J. N. D. Kelly (1909-1997, A Protestant and an early Church historian)

“Where in practice was the apostolic testimony or tradition to be found?… The most obvious answer was that the apostles had committed it orally to the Church, where it had been handed down from generation to generation… Unlike the alleged secret tradition of the Gnostics, it was entirely public and open, having been entrusted by the apostles to their successors, and by these in turn to those who followed them, and was visible in the Church for all who cared to look for it” (Early Christian Doctrines, 37).

For the early Fathers, “the identity of the oral tradition with the original revelation is guaranteed by the unbroken succession of bishops in the great sees going back lineally to the apostles. . . . [A]n additional safeguard is supplied by the Holy Spirit, for the message committed was to the Church, and the Church is the home of the Spirit. Indeed, the Church’s bishops are . . . Spirit-endowed men who have been vouchsafed ‘an infallible charism of truth’” (ibid.).

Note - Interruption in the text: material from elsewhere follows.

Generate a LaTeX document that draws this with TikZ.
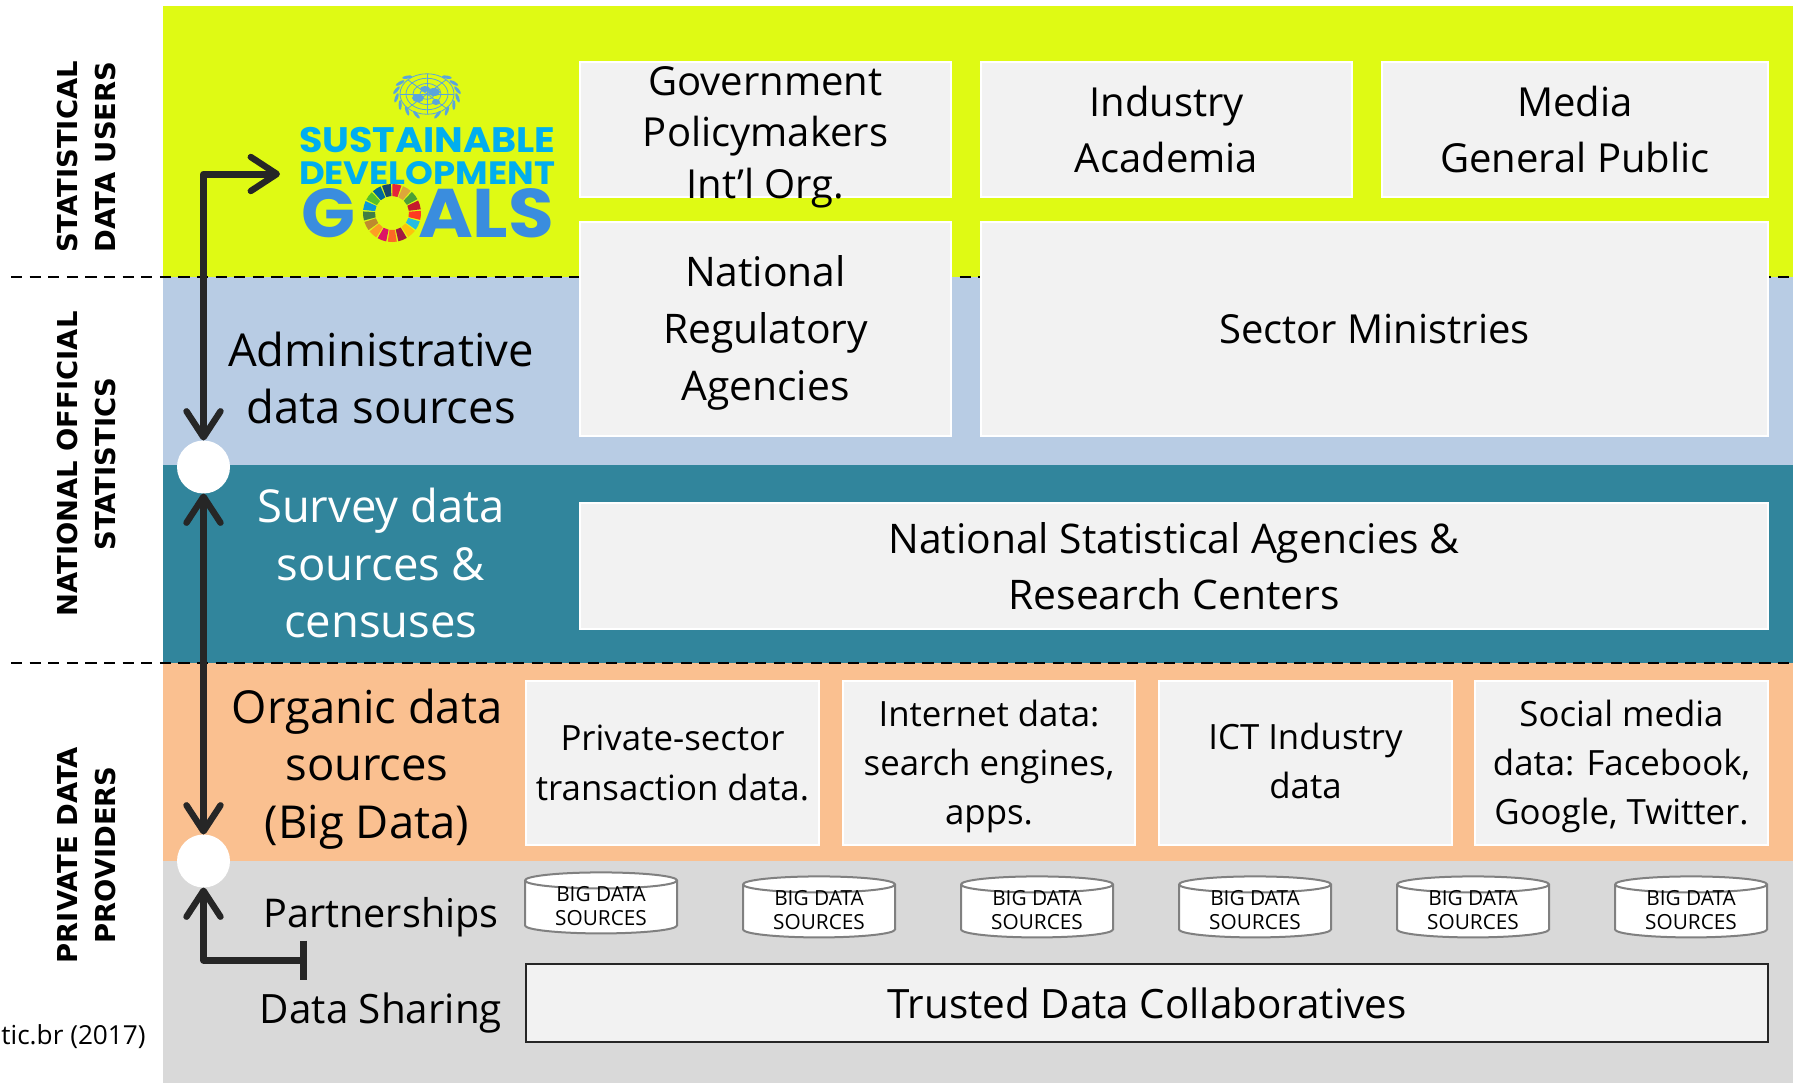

Georges Florovsky (1893-1979), Russian Orthodox priest, theologian, and historian

“Tradition is not a principle striving to restore the past, using the past as a criterion for the present. Such a conception of tradition is rejected by history itself and by the consciousness of the Orthodox Church. Tradition is the constant abiding of the Spirit and not only the memory of words. Tradition is a charismatic, not a historical event.” –Tradition in the Orthodox Church – Theology – Greek Orthodox Archdiocese of America. Retrieved 5 January 2021.